Operating parameters create the mechanical environment that determines stress levels on filter cloth. Higher operating pressures increase tensile forces across the fabric, accelerating fatigue at stress concentration points such as seams and mounting locations. Cycle frequency matters because each pressurisation, dewatering, and discharge sequence subjects the cloth to mechanical flexing and abrasion. Temperature fluctuations cause expansion and contraction cycles that weaken fibre bonds over time. In minerals processing applications handling highly abrasive copper or iron ore concentrates, filter cloths may require replacement every three to six months, whilst municipal wastewater treatment facilities often achieve two to three years of service life with the same cloth material. Modern filter press designs, such as Roxia’s Tower Press series, incorporate continuous filter cloth systems that act as conveyors for cake discharge, which can help distribute wear more evenly across the fabric surface and extend service life in demanding mining applications.
What are the warning signs that filter cloths need changing?
Visual inspection reveals physical degradation including holes, tears, thinning fabric, seam separation, and surface glazing where accumulated fines create an impermeable layer. Performance indicators provide equally important signals through increased filtrate turbidity, reduced cake release efficiency, longer cycle times, decreased throughput, higher moisture retention in filter cake, and elevated pressure requirements to achieve target dryness. Systematic inspection protocols combined with detailed maintenance logs enable predictive replacement before catastrophic failure occurs.

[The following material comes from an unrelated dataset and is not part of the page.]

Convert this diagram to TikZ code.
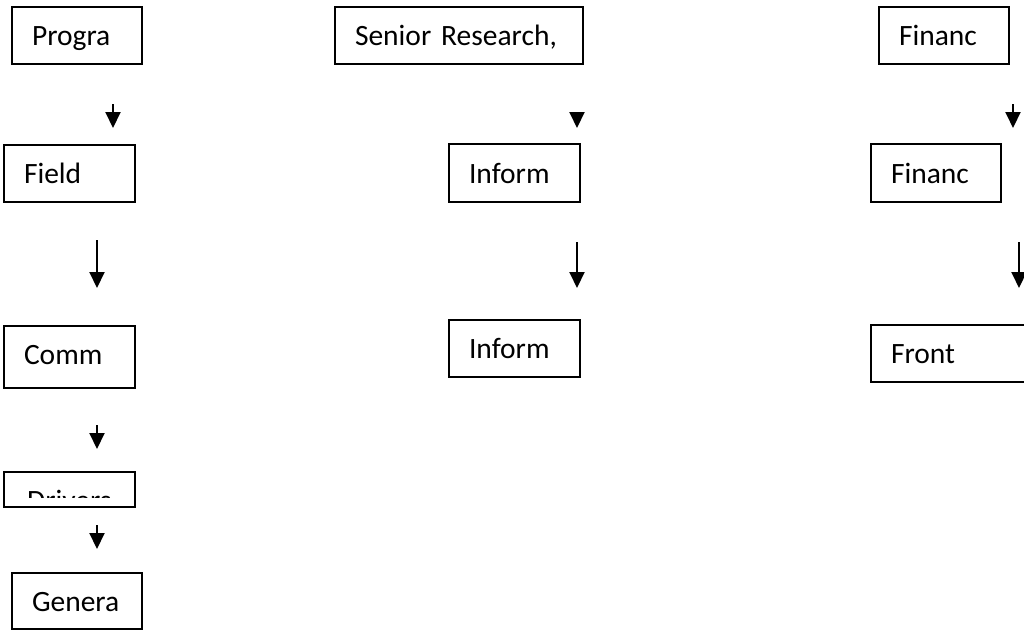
\documentclass[tikz,border=0pt]{standalone}
\usepackage{fontspec}
\setmainfont{Carlito}
\usetikzlibrary{arrows.meta}
\begin{document}
\begin{tikzpicture}[x=1pt,y=-1pt,
  box/.style={draw=black, line width=1.5pt, rectangle, inner xsep=20pt, inner ysep=0pt,
    align=left, text height=20pt, text depth=0pt,
    font=\fontsize{29.5}{35}\selectfont},
  lbl/.style={inner sep=0pt, font=\fontsize{29.5}{35}\selectfont},
  arr/.style={line width=2pt, -{Triangle[length=16pt,width=15pt]}}]
\useasboundingbox[fill=white] (0,0) rectangle (1024,630);
% column 1
\node[box, minimum width=130pt, minimum height=57pt, text width=90pt] (p1) at (77,35.5) {Progra};
\node[box, minimum width=131pt, minimum height=57pt, text width=91pt] (f1) at (69.5,173.5) {Field};
\node[box, minimum width=131pt, minimum height=62pt, text width=91pt, text height=14pt] (c1) at (69.5,357) {Comm};
\node[box, minimum width=131pt, minimum height=35pt, text width=91pt] (d1) at (69.5,489.5) {};
\begin{scope}
\clip (4,472) rectangle (135,497);
\node[lbl, anchor=base west] (d1t) at (27,510) {Drivers};
\end{scope}
\node[box, minimum width=130pt, minimum height=56pt, text width=90pt] (g1) at (77,601) {Genera};
% column 2
\node[box, minimum width=248pt, minimum height=57pt, text width=208pt] (s1) at (459,35.5) {Senior Research,};
\node[box, minimum width=131pt, minimum height=58pt, text width=91pt] (i1) at (514.5,173) {Inform};
\node[box, minimum width=131pt, minimum height=57pt, text width=91pt] (i2) at (514.5,348.5) {Inform};
% column 3
\node[box, minimum width=130pt, minimum height=57pt, text width=90pt] (n1) at (944,35.5) {Financ};
\node[box, minimum width=130pt, minimum height=58pt, text width=90pt] (n2) at (936,173) {Financ};
\node[box, minimum width=160pt, minimum height=57pt, text width=120pt] (fr) at (951,353.5) {Front};
% arrow end points
\coordinate (a1s) at (113,104); \coordinate (a1e) at (113,128);
\coordinate (a2s) at (97,240);  \coordinate (a2e) at (97,288);
\coordinate (a3s) at (97,425);  \coordinate (a3e) at (97,449);
\coordinate (a4s) at (97,525);  \coordinate (a4e) at (97,549);
\coordinate (b1s) at (577,112); \coordinate (b1e) at (577,128);
\coordinate (b2s) at (577,242); \coordinate (b2e) at (577,288);
\coordinate (c1s) at (1013,104); \coordinate (c1e) at (1013,128);
\coordinate (c2s) at (1019,242); \coordinate (c2e) at (1019,288);
\draw[arr] (a1s) -- (a1e);
\draw[arr] (a2s) -- (a2e);
\draw[arr] (a3s) -- (a3e);
\draw[arr] (a4s) -- (a4e);
\draw[arr] (b1s) -- (b1e);
\draw[arr] (b2s) -- (b2e);
\draw[arr] (c1s) -- (c1e);
\draw[arr] (c2s) -- (c2e);
\end{tikzpicture}
\end{document}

Physical wear signs become progressively visible as cloth approaches end of service life. Small holes typically appear first at high-stress locations such as corner reinforcements and discharge mechanism contact points. Fabric thinning occurs gradually through mechanical abrasion, becoming detectable through transmitted light inspection or tactile examination. Seam separation indicates that stitching has degraded faster than base fabric, often due to chemical attack on thread material. Surface glazing represents accumulated fine particles that have penetrated and blocked the cloth structure, creating a smooth, impermeable surface layer that cannot be restored through normal washing procedures.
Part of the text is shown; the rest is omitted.